The La Brea Tar Pit of American Foreign Policy
Originially published in The Hill on October 14, 2014.
The La Brea tar pits preserve the pre-historic remains of mammals that were entangled in that quagmire and met their demise; even the mighty saber-tooth tiger found it was unable to extract itself from the tar pit that ultimately dragged it down to its death. The United States continues to grapple with extricating itself from over a decade of military involvement in Iraq. The confluence of world religions and the century-long tribal, regional, and religious disputes have entangled the people of the Middle East, which is metaphorically the equivalent of the tar pit. So any attempt to resolve conflicts by military force alone should be a clear warning sign for policymakers who know such an action would only further entrap us and leave us facing the fate of the saber-tooth.
What is clearly needed before committing to prolonged action is thorough consideration of how we define the mission and what the exit strategy is – something that Congress must debate. This approach of evaluating how to determine the scope and timeline of military action was best summed up in 1998 by former President George Herbert Walker Bush, who warned us when he said:
"Trying to eliminate Saddam, extending the ground war into an occupation of Iraq, would have violated our guideline about not changing objectives in midstream, engaging in ‘mission creep,' and would have incurred incalculable human and political costs… We would have been forced to occupy Baghdad and, in effect, rule Iraq. The coalition would instantly have collapsed, the Arabs deserting it in anger and other allies pulling out as well. Under those circumstances, there was no viable "exit strategy" we could see, violating another of our principles. Furthermore, we had been self-consciously trying to set a pattern for handling aggression in the post-Cold War world. Going in and occupying Iraq, thus unilaterally exceeding the United Nations' mandate, would have destroyed the precedent of international response to aggression that we hoped to establish. Had we gone the invasion route, the United States could conceivably still be an occupying power in a bitterly hostile land. It would have been a dramatically different--and perhaps barren--outcome." [i]
How prescient he was.
Now, we are facing a new threat in the Islamic State of Iraq and the Levant (ISIL) whose barbarism and brutality have shocked the conscience of the entire world. Clearly, something must be done to thwart this group that not only has committed crimes against humanity, but ultimately poses a threat to the United States.
The question is – will we jump blindly into the tar pit, or will we approach this enemy with the required strategy and coalition that will lead to the immediate goal of eliminating the security threat of ISIL and the long-term goal of finding a political solution to establish stability in the region? Make no mistake, left unchecked, ISIL poses a serious threat. However, defeating them will require diplomatic coordination, and support from countries in the region, our NATO allies, and the United Nations.

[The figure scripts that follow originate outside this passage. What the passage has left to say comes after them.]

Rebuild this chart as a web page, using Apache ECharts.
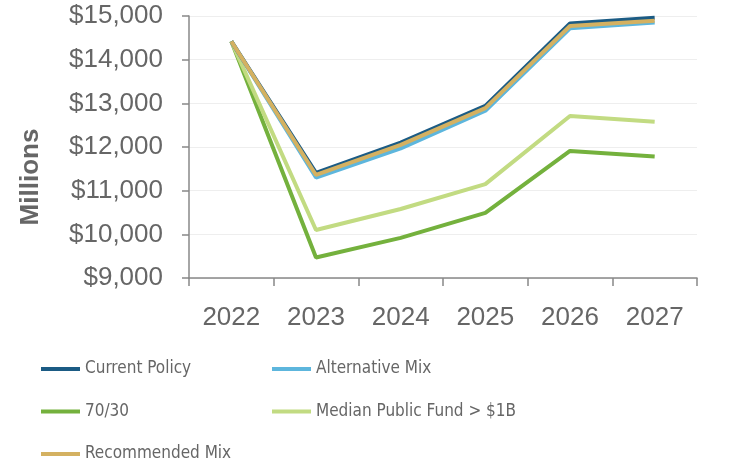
<!DOCTYPE html>
<html>
<head>
<meta charset="utf-8">
<script src="https://cdn.jsdelivr.net/npm/echarts@6/dist/echarts.min.js"></script>
<style>
  html, body { margin: 0; padding: 0; background: #fff; }
  #chart { width: 738px; height: 465px; }
</style>
</head>
<body>
<div id="chart"></div>
<script>
// data (millions of dollars)
const years = ['2022', '2023', '2024', '2025', '2026', '2027'];
const currentPolicy = [14420, 11410, 12100, 12940, 14830, 14960];
const alternativeMix = [14420, 11300, 11970, 12830, 14720, 14850];
const mix7030 = [14420, 9470, 9920, 10490, 11910, 11780];
const medianFund = [14420, 10100, 10580, 11150, 12710, 12580];
const recommendedMix = [14420, 11360, 12050, 12890, 14770, 14890];

const textFont = 'Liberation Sans, Arial, sans-serif';
const legendFont = '"DejaVu Sans Condensed", "Liberation Sans Narrow", sans-serif';

const chart = echarts.init(document.getElementById('chart'), null, { renderer: 'canvas' });

const mkLine = (name, data, color) => ({
  name: name,
  type: 'line',
  data: data,
  symbol: 'none',
  lineStyle: { width: 4, color: color },
  itemStyle: { color: color }
});

const legendCommon = {
  orient: 'vertical',
  top: 359,
  height: 106,
  padding: 0,
  icon: 'rect',
  itemWidth: 39,
  itemHeight: 4,
  itemGap: 22.5,
  textStyle: { fontFamily: legendFont, fontSize: 17, color: '#666', lineHeight: 20 }
};

chart.setOption({
  animation: false,
  grid: { left: 189, right: 41, top: 16, bottom: 187 },
  legend: [
    Object.assign({ left: 41, data: ['Current Policy', '70/30', 'Recommended Mix'] }, legendCommon),
    Object.assign({ left: 272, data: ['Alternative Mix', 'Median Public Fund > $1B'] }, legendCommon)
  ],
  xAxis: {
    type: 'category',
    data: years,
    boundaryGap: true,
    axisLine: { lineStyle: { color: '#888', width: 1.5 } },
    axisTick: { show: true, length: 8, lineStyle: { color: '#888', width: 1.5 } },
    axisLabel: { fontFamily: textFont, fontSize: 26, color: '#666', margin: 27 }
  },
  yAxis: {
    type: 'value',
    min: 9000,
    max: 15000,
    interval: 1000,
    name: 'Millions',
    nameLocation: 'middle',
    nameGap: 145,
    nameTextStyle: {
      fontFamily: textFont, fontSize: 26, fontWeight: 'bold', color: '#666',
      padding: [0, 60, 0, 0]
    },
    axisLine: { show: true, lineStyle: { color: '#888', width: 1.5 } },
    axisTick: { show: true, length: 7, lineStyle: { color: '#888', width: 1.5 } },
    splitLine: { lineStyle: { color: '#eeeeee', width: 1 } },
    axisLabel: {
      fontFamily: textFont, fontSize: 26, color: '#666', margin: 26,
      formatter: v => '$' + v.toLocaleString('en-US')
    }
  },
  series: [
    mkLine('70/30', mix7030, '#74b13d'),
    mkLine('Median Public Fund > $1B', medianFund, '#c2db82'),
    mkLine('Alternative Mix', alternativeMix, '#5db6dd'),
    mkLine('Current Policy', currentPolicy, '#1b5b84'),
    mkLine('Recommended Mix', recommendedMix, '#d4b161')
  ]
});
</script>
</body>
</html>
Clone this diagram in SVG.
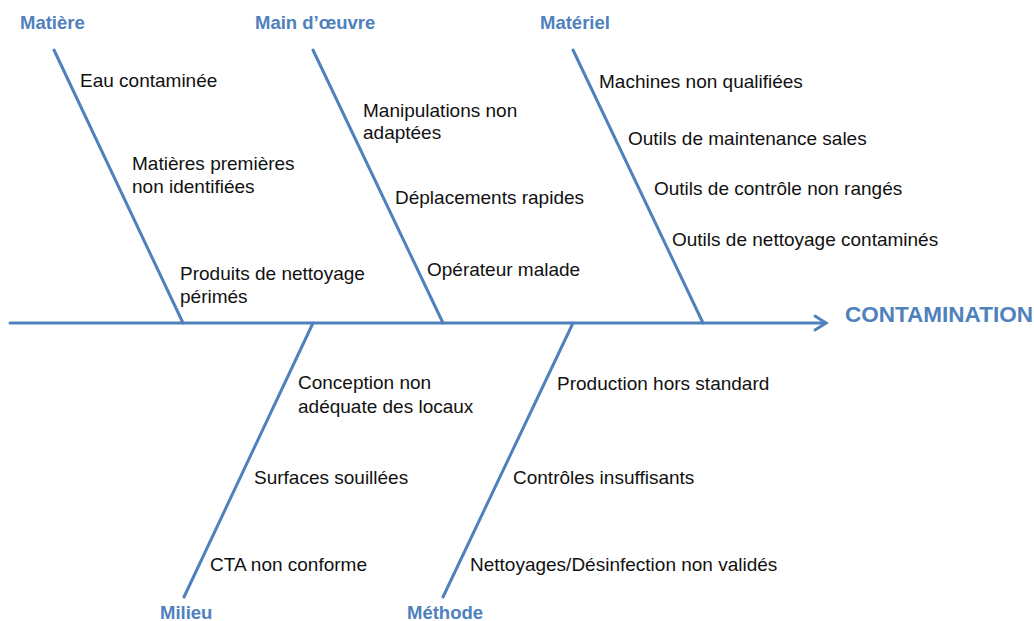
<svg xmlns="http://www.w3.org/2000/svg" width="1034" height="621" viewBox="0 0 1034 621">
<style>
.bone{stroke:#4F81BD;stroke-width:3;fill:none;stroke-linecap:round}
.cat{font-family:"Liberation Sans",Arial,sans-serif;font-weight:bold;font-size:18.5px;fill:#4F81BD}
.t{font-family:"Liberation Sans",Arial,sans-serif;font-size:19px;fill:#111}
</style>
<rect width="1034" height="621" fill="#fff"/>
<g id="connectors">
<line class="bone" x1="10" y1="323" x2="826" y2="323"/>
<polyline class="bone" points="815,316 826,323 815,330"/>
<line class="bone" x1="54" y1="50" x2="183" y2="323"/>
<line class="bone" x1="313" y1="50" x2="443" y2="323"/>
<line class="bone" x1="573" y1="50" x2="703" y2="323"/>
<line class="bone" x1="313" y1="323" x2="184" y2="597"/>
<line class="bone" x1="573" y1="323" x2="443" y2="597"/>
</g>
<g id="effect"><text class="cat" x="845" y="322" style="font-size:22.5px">CONTAMINATION</text></g>
<g id="matiere">
<text class="cat" x="20" y="29">Matière</text>
<text class="t" x="80" y="87">Eau contaminée</text>
<text class="t" x="132" y="170">Matières premières</text>
<text class="t" x="132" y="193">non identifiées</text>
<text class="t" x="180" y="280">Produits de nettoyage</text>
<text class="t" x="180" y="303">périmés</text>
</g>
<g id="main-oeuvre">
<text class="cat" x="255" y="29">Main d’œuvre</text>
<text class="t" x="363" y="117">Manipulations non</text>
<text class="t" x="363" y="139">adaptées</text>
<text class="t" x="395" y="204">Déplacements rapides</text>
<text class="t" x="427" y="276">Opérateur malade</text>
</g>
<g id="materiel">
<text class="cat" x="540" y="29">Matériel</text>
<text class="t" x="599" y="88">Machines non qualifiées</text>
<text class="t" x="628" y="145">Outils de maintenance sales</text>
<text class="t" x="654" y="195">Outils de contrôle non rangés</text>
<text class="t" x="672" y="246">Outils de nettoyage contaminés</text>
</g>
<g id="milieu">
<text class="cat" x="160" y="619">Milieu</text>
<text class="t" x="298" y="389">Conception non</text>
<text class="t" x="298" y="413">adéquate des locaux</text>
<text class="t" x="254" y="484">Surfaces souillées</text>
<text class="t" x="210" y="571">CTA non conforme</text>
</g>
<g id="methode">
<text class="cat" x="407" y="619">Méthode</text>
<text class="t" x="557" y="390">Production hors standard</text>
<text class="t" x="513" y="484">Contrôles insuffisants</text>
<text class="t" x="470" y="571">Nettoyages/Désinfection non validés</text>
</g>
</svg>
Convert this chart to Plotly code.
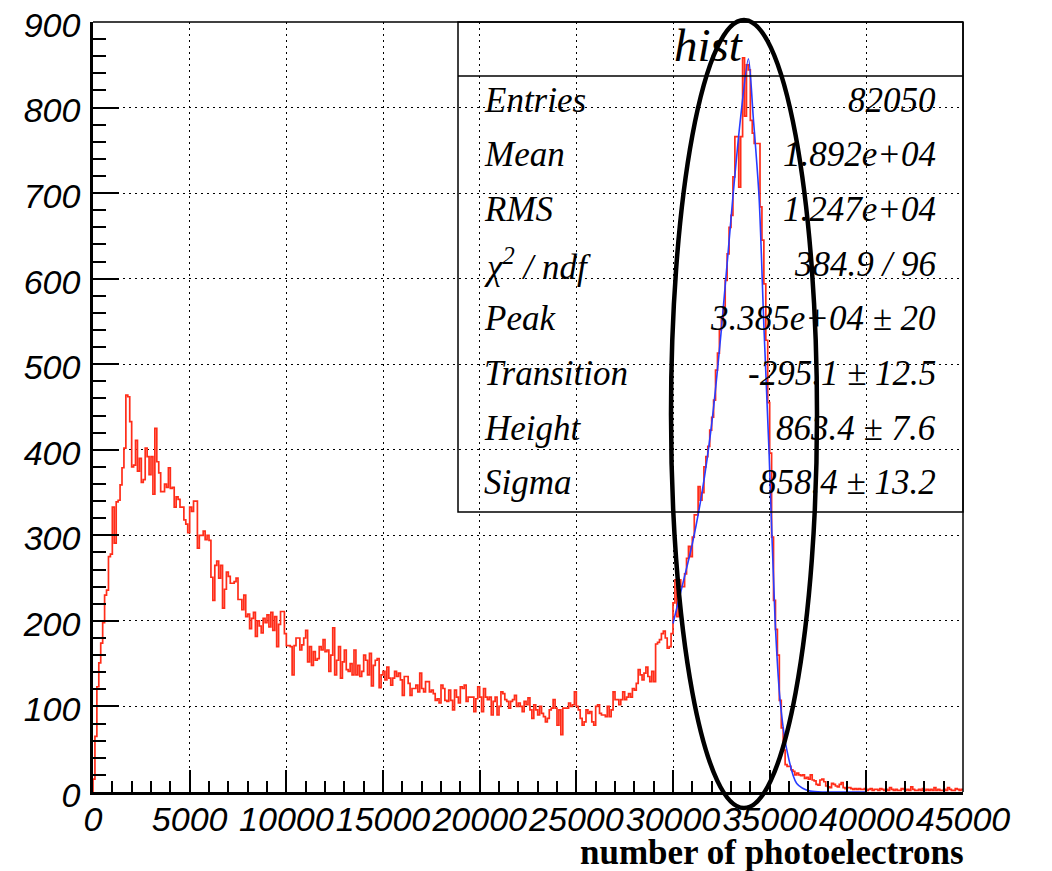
import numpy as np
import plotly.graph_objects as go

# ---------------- data ----------------
bin_width = 100
x_min, x_max = 0, 45000

counts_rise = [15, 65, 123, 151, 174, 198, 230, 236, 275, 278,
               333, 291, 339, 341, 359, 379, 402, 464, 462, 433,
               380, 382, 411, 375, 390, 362, 365, 402, 392, 371,
               392, 348, 425, 386, 373, 351, 351, 360, 356, 379,
               355, 356, 333, 345, 342, 333, 333, 318, 313, 303,
               333, 328, 340, 340, 285, 300, 300, 305, 295, 300,
               294, 251, 224, 265, 270, 250, 265, 215, 237, 257,
               252, 244, 244, 246, 250, 225, 225, 213, 230, 205,
               208, 191, 203, 210, 182, 200, 194, 186, 203, 198,
               207, 193, 210, 189, 205, 170, 196, 211, 211, 185]
counts_plateau = [171, 171, 170, 137, 171, 180, 180, 166, 172, 180,
                  189, 152, 170, 148, 164, 154, 156, 170, 166, 178,
                  164, 166, 141, 160, 192, 137, 154, 170, 133, 152,
                  166, 143, 141, 150, 137, 166, 137, 148, 135, 141,
                  160, 154, 137, 162, 124, 148, 154, 156, 122, 137,
                  141, 131, 146, 133, 125, 133, 141, 135, 139, 131,
                  113, 135, 135, 127, 113, 121, 121, 125, 117, 139,
                  121, 117, 129, 129, 117, 119, 115, 107, 109, 104,
                  125, 121, 107, 106, 119, 107, 96, 119, 111, 104,
                  123, 121, 125, 106, 111, 111, 111, 94, 109, 123]
counts_valley = [111, 94, 121, 111, 108, 111, 90, 106, 111, 90,
                 100, 117, 115, 108, 106, 98, 106, 108, 113, 100,
                 104, 100, 94, 106, 102, 110, 96, 86, 102, 96,
                 90, 100, 92, 88, 82, 86, 96, 98, 108, 98,
                 78, 96, 67, 98, 98, 98, 104, 100, 102, 117,
                 100, 96, 86, 78, 82, 96, 92, 94, 82, 78,
                 100, 102, 92, 90, 90, 88, 100, 88, 96, 117,
                 108, 108, 102, 108, 117, 108, 111, 115, 111, 121,
                 119, 127, 143, 137, 131, 139, 146, 135, 129, 141,
                 129, 173, 175, 178, 185, 188, 180, 168, 170, 185]
counts_peak = [221, 248, 205, 248, 240, 240, 255, 273, 287, 275,
               298, 324, 324, 357, 341, 350, 380, 392, 404, 423,
               438, 458, 493, 513, 540, 552, 567, 598, 629, 660,
               674, 719, 766, 766, 707, 766, 858, 790, 850, 844,
               785, 770, 758, 758, 758, 684, 645, 594, 528, 455,
               396, 298, 224, 190, 160, 107, 75, 49, 32, 30]
counts_tail = [30, 26, 24, 20, 22, 20, 19, 20, 16, 17,
               15, 20, 14, 13, 9, 8, 14, 15, 12, 7,
               6, 5, 10, 9, 7, 6, 9, 11, 5, 4,
               5, 5, 4, 3, 4, 3, 4, 3, 3, 4,
               2, 3, 4, 2, 3, 3, 2, 4, 3, 2,
               3, 2, 5, 3, 2, 3, 2, 2, 4, 3,
               2, 3, 2, 6, 3, 2, 2, 3, 2, 4,
               2, 3, 2, 3, 2, 5, 2, 3, 2, 2,
               3, 2, 5, 3, 2, 2, 4, 3, 2, 3]

fit_x = [30000, 30500, 31000, 31500, 32000, 32500, 33100, 33500, 33900,
         34150, 34450, 34700, 34970, 35280, 35540, 35890, 36400, 37100,
         38000, 39000, 40000]
fit_y = [197, 243, 290, 350, 430, 540, 696, 789, 857,
         789, 696, 545, 396, 201, 107, 49, 10, 1,
         0, 0, 0]

x_ticks = [0, 5000, 10000, 15000, 20000, 25000, 30000, 35000, 40000, 45000]
y_ticks = [0, 100, 200, 300, 400, 500, 600, 700, 800, 900]

stat_labels = ["Entries", "Mean", "RMS", "χ<sup>2</sup> / ndf", "Peak",
               "Transition", "Height", "Sigma"]
stat_values = ["82050", "1.892e+04", "1.247e+04", "384.9 / 96",
               "3.385e+04 ± 20", "-295.1 ± 12.5", "863.4 ± 7.6", "858.4 ± 13.2"]

# ---------------- figure ----------------
counts = counts_rise + counts_plateau + counts_valley + counts_peak + counts_tail
edges = np.arange(x_min, x_max + bin_width, bin_width)
hx = list(edges)
hy = counts + [counts[-1]]

W, H = 1052, 871
ML, MR, MT, MB = 93, 89, 22, 79
PW, PH = W - ML - MR, H - MT - MB


def px(xp):
    return (xp - ML) / PW


def py(yp):
    return (H - MB - yp) / PH


fig = go.Figure()
fig.add_trace(go.Scatter(x=[x_min] + hx, y=[0] + hy, mode="lines",
                         line=dict(shape="hv", color="rgb(255,45,25)", width=1.7),
                         hoverinfo="skip", showlegend=False))
fig.add_trace(go.Scatter(x=fit_x, y=fit_y, mode="lines",
                         line=dict(shape="spline", smoothing=0.8,
                                   color="rgb(40,60,255)", width=1.6),
                         hoverinfo="skip", showlegend=False))

tickfont = dict(family="Liberation Sans, Arial, sans-serif", size=34,
                color="black", style="italic")

fig.update_layout(
    width=W, height=H,
    margin=dict(l=ML, r=MR, t=MT, b=MB, pad=0, autoexpand=False),
    paper_bgcolor="white", plot_bgcolor="white",
    xaxis=dict(range=[x_min, x_max], tickvals=x_ticks,
               ticktext=[str(v) for v in x_ticks], tickangle=0,
               ticks="inside", ticklen=22, tickwidth=1.5, tickcolor="black",
               minor=dict(ticks="inside", ticklen=11, dtick=1000, tick0=0,
                          tickwidth=1.5, tickcolor="black", showgrid=False),
               showgrid=True, gridcolor="black", gridwidth=1, griddash="2px,4px",
               showline=True, linecolor="black", linewidth=2.5,
               tickfont=tickfont, ticklabelstandoff=-5, zeroline=False,
               automargin=False),
    yaxis=dict(range=[0, 900], tickvals=y_ticks,
               ticktext=[str(v) for v in y_ticks],
               ticks="inside", ticklen=26, tickwidth=1.5, tickcolor="black",
               minor=dict(ticks="inside", ticklen=13, dtick=20, tick0=0,
                          tickwidth=1.5, tickcolor="black", showgrid=False),
               showgrid=True, gridcolor="black", gridwidth=1, griddash="2px,4px",
               showline=True, linecolor="black", linewidth=2.5,
               tickfont=tickfont, ticklabelstandoff=3, ticklabelshift=3,
               zeroline=False, automargin=False),
)

shapes = []
# top and right frame lines
shapes.append(dict(type="line", xref="paper", yref="paper", x0=0, x1=1, y0=1, y1=1,
                   line=dict(color="black", width=1.5)))
shapes.append(dict(type="line", xref="paper", yref="paper", x0=1, x1=1, y0=0, y1=1,
                   line=dict(color="black", width=1.5)))
# stats box (transparent)
shapes.append(dict(type="rect", xref="paper", yref="paper",
                   x0=px(458), x1=1, y0=py(512), y1=1,
                   line=dict(color="black", width=1.5), fillcolor="rgba(0,0,0,0)"))
shapes.append(dict(type="line", xref="paper", yref="paper",
                   x0=px(458), x1=1, y0=py(76), y1=py(76),
                   line=dict(color="black", width=1.5)))
# hand-drawn ellipse highlight
shapes.append(dict(type="circle", xref="x domain", yref="y domain",
                   x0=px(671), x1=px(817), y0=py(808), y1=py(20),
                   line=dict(color="black", width=4.5), layer="above"))
fig.update_layout(shapes=shapes)

serif_it = dict(family="Liberation Serif, Times New Roman, serif", size=35,
                color="black", style="italic")
ann = []
ann.append(dict(text="hist", xref="paper", yref="paper", x=px(708), y=py(45),
                xanchor="center", yanchor="middle", showarrow=False,
                font=dict(family="Liberation Serif, Times New Roman, serif",
                          size=47, color="black", style="italic")))
row0, dy = 100, 54.7
for i, (lab, val) in enumerate(zip(stat_labels, stat_values)):
    yc = row0 + i * dy
    ann.append(dict(text=lab, xref="paper", yref="paper", x=px(482), y=py(yc),
                    xanchor="left", yanchor="middle", showarrow=False, font=serif_it))
    ann.append(dict(text=val, xref="paper", yref="paper", x=px(938), y=py(yc),
                    xanchor="right", yanchor="middle", showarrow=False, font=serif_it))
ann.append(dict(text="<b>number of photoelectrons</b>", xref="paper", yref="paper",
                x=px(966), y=py(852), xanchor="right", yanchor="middle",
                showarrow=False,
                font=dict(family="Liberation Serif, Times New Roman, serif",
                          size=35, color="black")))
fig.update_layout(annotations=ann)

fig.write_html("out.html")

I support the actions the president has taken to this point in using U.S. airpower to strike ISIL, providing humanitarian aid to those who have been victimized by them, and working with the international community to build a strong coalition. Yet, throughout this time, Congress has sat idle, abdicating its responsibilities to authorize military intervention- or even to debate it, as the British Parliament has done. It is simply unacceptable to prevail on our men and women in uniform who bravely serve our country while Congress cannot muster the courage to simply do its job, get back to work, and vote. This is a responsibility that can’t be postponed or put off until after an election, a lame duck session, or the next Congress. National security threats do not operate according to the Congressional calendar. The responsibility of duly elected officials is to vote.
The authorization of the use of military force under Article I Section 8 of the Constitution is Congress’ responsibility. It’s Congress that must lay out the principles, the policies, and justification for action and fully debate and inform the public. To avoid the mistakes of the past, Congress must ensure that in any authorization that three things be clear: we cannot go alone, we will need more than military force, and we must have an exit strategy. To those ends I have introduced a proposal that would allow for the authorization of force, but contingent on the following principles that the president:
- Go to the United Nations Security Council, lay out the case for a multinational military intervention against ISIL and seek a resolution supporting military force;
- Build a broad coalition of allied nations to support and participate in such efforts;
- Seek partners in the Arab League nations who will actually commit and not just offer support.
- Present and explain his plan for eliminating the threat posed by ISIL; and
- Form a clear exit strategy
Former Secretary of State to George H.W. Bush, James Baker, recently said that in order to achieve long-term peace and stability in the region, we must bring together the world powers and the regional interests who have the most to gain and lose to be involved in resolving age-old conflicts. He is right, that ultimately, any strategy that we have, must also have an eye towards a long-term political solution. Even as we are hopefully successful in dismantling the threat of ISIL, significant problems will remain in the region – ones that are beyond the capability of U.S. military force alone to solve. If we are to avoid the tar pit, we must learn from the past, engage our allies, and most importantly not plunge ourselves in without knowing how or if we can get out.